Tending the Hospice Garden
By: Kate McNamara, Angela Hospice Volunteer
Anyone who has been on the Angela Hospice grounds in the warmer months can’t help but notice the beautiful flowers. Eugene Gorczyca is one of the volunteers contributing his time and talent to that remarkable view.
Eugene tends to the Angela Hospice flowers. |
Eugene’s wife Dolores was an Angela Hospice volunteer too before she received Angela Hospice care at home after developing a brain tumor. She died in 2005. In 2007, Eugene began the volunteer training at Angela Hospice.
“I did it to repay Angela Hospice for how they treated my wife,” he said. “What can I say about Angela Hospice? It’s a wonderful place to be involved in.”
Having experienced it himself, Eugene wants people to know that “your loved ones can be taken care of at home or at the Care Center, and the family members will be taken care of too.”
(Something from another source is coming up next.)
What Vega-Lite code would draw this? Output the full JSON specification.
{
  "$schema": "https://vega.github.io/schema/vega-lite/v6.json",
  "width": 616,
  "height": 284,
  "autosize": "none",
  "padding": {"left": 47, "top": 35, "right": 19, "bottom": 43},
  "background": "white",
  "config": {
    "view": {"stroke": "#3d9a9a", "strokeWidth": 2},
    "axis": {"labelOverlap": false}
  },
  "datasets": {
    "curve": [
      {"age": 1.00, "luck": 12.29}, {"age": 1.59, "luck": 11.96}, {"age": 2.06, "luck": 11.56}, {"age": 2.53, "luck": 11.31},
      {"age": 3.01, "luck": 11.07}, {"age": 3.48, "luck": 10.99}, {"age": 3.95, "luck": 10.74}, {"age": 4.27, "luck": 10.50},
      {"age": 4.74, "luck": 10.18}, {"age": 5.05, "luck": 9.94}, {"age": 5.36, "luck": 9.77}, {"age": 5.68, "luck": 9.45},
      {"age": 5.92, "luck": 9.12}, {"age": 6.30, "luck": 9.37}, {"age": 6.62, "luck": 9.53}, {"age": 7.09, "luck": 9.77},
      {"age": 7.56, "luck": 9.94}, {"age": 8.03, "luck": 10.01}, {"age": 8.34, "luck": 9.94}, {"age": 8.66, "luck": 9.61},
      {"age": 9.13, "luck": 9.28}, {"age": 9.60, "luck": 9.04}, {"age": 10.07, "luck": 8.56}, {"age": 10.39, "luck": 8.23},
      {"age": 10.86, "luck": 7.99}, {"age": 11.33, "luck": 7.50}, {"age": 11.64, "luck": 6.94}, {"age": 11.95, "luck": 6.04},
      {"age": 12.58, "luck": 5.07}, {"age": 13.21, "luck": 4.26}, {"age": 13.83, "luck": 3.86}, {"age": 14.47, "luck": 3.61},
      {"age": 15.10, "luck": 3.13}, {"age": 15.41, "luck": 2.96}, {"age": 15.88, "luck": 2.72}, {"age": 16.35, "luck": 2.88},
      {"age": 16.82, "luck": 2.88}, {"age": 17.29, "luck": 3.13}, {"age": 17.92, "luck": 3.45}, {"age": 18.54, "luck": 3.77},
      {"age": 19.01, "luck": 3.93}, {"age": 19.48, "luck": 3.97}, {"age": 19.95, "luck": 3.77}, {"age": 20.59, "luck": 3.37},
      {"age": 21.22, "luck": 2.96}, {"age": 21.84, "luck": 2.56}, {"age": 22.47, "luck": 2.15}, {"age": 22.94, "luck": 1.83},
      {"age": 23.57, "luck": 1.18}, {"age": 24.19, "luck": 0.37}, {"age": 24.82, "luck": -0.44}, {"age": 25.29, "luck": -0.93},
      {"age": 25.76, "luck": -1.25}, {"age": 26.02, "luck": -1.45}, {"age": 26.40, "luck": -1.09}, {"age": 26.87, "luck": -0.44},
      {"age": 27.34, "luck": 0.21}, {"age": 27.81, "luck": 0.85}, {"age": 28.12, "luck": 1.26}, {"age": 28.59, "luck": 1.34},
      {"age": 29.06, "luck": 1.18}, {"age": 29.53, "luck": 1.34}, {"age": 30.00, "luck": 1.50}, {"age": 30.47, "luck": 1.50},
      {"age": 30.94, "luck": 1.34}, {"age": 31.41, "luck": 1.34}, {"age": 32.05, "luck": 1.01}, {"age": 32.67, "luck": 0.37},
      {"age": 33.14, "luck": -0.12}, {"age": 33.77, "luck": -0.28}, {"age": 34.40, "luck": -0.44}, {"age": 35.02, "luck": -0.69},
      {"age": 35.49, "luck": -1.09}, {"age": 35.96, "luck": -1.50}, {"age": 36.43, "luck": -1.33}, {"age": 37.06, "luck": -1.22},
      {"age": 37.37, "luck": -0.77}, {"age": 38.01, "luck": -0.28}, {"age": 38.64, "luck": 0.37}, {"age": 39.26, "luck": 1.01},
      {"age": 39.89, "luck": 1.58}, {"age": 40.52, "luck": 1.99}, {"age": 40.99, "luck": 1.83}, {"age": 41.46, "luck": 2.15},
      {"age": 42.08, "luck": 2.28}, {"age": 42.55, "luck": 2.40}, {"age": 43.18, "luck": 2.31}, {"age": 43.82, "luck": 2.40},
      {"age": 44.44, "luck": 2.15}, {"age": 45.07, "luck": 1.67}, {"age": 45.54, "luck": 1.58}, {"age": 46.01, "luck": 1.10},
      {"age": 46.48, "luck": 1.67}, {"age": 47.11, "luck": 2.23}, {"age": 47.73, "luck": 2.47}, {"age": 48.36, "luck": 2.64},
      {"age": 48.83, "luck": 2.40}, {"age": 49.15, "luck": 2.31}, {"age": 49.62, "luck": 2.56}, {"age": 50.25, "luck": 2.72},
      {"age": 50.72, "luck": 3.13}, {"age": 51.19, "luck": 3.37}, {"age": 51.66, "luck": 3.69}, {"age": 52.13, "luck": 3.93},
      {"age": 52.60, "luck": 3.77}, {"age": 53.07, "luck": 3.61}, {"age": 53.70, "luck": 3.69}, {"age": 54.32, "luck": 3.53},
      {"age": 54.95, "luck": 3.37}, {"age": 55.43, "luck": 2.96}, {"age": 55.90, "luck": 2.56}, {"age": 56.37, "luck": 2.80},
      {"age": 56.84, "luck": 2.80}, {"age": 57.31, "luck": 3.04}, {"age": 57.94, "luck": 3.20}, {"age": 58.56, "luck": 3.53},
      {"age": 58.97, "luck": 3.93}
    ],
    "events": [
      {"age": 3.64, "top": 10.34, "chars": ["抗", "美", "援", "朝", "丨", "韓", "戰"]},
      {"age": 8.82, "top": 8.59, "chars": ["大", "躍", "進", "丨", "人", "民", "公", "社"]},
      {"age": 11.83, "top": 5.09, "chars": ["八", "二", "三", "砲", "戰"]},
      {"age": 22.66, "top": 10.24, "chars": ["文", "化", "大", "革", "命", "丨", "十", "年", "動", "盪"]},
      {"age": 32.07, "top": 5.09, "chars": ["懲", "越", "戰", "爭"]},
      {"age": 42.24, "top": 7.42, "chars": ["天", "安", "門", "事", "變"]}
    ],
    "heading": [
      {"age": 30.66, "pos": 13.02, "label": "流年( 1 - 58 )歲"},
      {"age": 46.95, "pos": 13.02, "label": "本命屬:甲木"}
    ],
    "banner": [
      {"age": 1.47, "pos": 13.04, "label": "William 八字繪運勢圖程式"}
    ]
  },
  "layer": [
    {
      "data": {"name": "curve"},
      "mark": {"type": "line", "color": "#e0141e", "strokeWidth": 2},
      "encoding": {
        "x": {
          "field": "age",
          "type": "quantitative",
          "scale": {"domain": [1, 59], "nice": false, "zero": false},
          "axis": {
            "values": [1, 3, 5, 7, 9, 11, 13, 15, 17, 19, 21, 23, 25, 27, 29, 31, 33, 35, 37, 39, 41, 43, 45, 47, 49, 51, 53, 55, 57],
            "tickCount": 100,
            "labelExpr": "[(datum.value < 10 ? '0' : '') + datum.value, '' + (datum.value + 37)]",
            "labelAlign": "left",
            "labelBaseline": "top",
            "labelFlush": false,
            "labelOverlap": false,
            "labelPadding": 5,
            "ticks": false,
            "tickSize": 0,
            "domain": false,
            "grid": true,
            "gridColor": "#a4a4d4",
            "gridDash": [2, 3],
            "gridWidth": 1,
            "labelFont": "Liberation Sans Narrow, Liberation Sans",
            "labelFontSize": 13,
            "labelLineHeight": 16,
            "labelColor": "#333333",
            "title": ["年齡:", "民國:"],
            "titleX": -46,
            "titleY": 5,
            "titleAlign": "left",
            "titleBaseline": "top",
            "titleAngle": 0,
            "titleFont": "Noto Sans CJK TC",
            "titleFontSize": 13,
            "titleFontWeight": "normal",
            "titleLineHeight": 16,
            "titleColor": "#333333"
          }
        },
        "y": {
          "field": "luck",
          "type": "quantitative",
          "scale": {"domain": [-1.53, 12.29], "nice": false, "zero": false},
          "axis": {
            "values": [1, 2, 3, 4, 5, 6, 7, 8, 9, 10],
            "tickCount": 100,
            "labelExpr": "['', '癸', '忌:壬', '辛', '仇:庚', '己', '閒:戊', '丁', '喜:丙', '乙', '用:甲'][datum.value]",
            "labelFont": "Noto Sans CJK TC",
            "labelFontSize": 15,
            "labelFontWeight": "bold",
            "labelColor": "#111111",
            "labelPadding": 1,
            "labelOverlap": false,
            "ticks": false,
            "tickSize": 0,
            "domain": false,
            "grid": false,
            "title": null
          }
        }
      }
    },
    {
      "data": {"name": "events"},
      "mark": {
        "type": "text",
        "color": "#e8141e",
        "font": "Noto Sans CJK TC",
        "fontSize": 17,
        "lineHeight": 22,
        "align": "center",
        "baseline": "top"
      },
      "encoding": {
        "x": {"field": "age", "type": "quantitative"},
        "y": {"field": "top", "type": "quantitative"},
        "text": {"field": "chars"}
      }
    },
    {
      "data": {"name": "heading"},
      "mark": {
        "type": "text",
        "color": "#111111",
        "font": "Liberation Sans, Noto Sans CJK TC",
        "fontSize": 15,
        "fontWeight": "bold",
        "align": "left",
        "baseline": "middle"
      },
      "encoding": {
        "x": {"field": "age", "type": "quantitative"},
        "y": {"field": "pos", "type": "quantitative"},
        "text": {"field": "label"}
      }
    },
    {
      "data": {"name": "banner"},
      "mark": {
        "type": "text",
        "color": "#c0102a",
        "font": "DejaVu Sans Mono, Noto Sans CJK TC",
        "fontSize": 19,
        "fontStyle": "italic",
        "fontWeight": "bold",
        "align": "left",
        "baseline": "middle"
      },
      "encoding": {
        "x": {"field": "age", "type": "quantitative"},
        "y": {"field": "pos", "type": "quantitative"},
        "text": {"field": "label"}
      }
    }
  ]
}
“Life is precious, and it’s good to see people at the end-of-life receive the measure of reward and comfort that hospice provides,” he continued.
Eugene does this by the many areas he volunteers in at Angela Hospice. He delivers medications and other items to home care patients. He has also helped at the Walk of Remembrance, has decorated Christmas trees in the Care Center, and has worked at the Tree of Life with his daughter Peggy Sund, a fellow Angela Hospice volunteer and one of his six children. Eugene also volunteers at a hospice in Florida, where he spends half the year. Dolores also volunteered there.
Eugene is a WWII Navy veteran, and is excited to become involved in the We Honor Veterans program. |
“Veterans are often forgotten by society,” Eugene said. “It’s a good feeling to sit down with them and bring back memories of their service days so they know there are still people who appreciate all they’ve done.”
Eugene is retired from Ford, but he doesn’t understand the concept of spending retirement years retiring from life.
“I like to read, do puzzles, but you can just do so much of that,” he said.
He enjoys volunteering at Angela Hospice and the sense of a task well done. Of volunteering, he said with a smile, “I recommend it highly, in any way or form. You will be rewarded by doing things for others. And then come 5 o’clock, you can enjoy the spirit of your choice.”
One of Eugene’s fondest memories of Angela Hospice involves Sister Giovanni. He talks about a time when he first started volunteering at Angela Hospice. He was working on the grounds on a Saturday afternoon. Sister Giovanni walked by and asked how he was by name. Half-an-hour later she came by again holding a milkwood stem in her hand. She told him, “See this leaf, and this little guy here, from this you will get a butterfly.”
Another example of how things turn beautiful. It starts with the little things.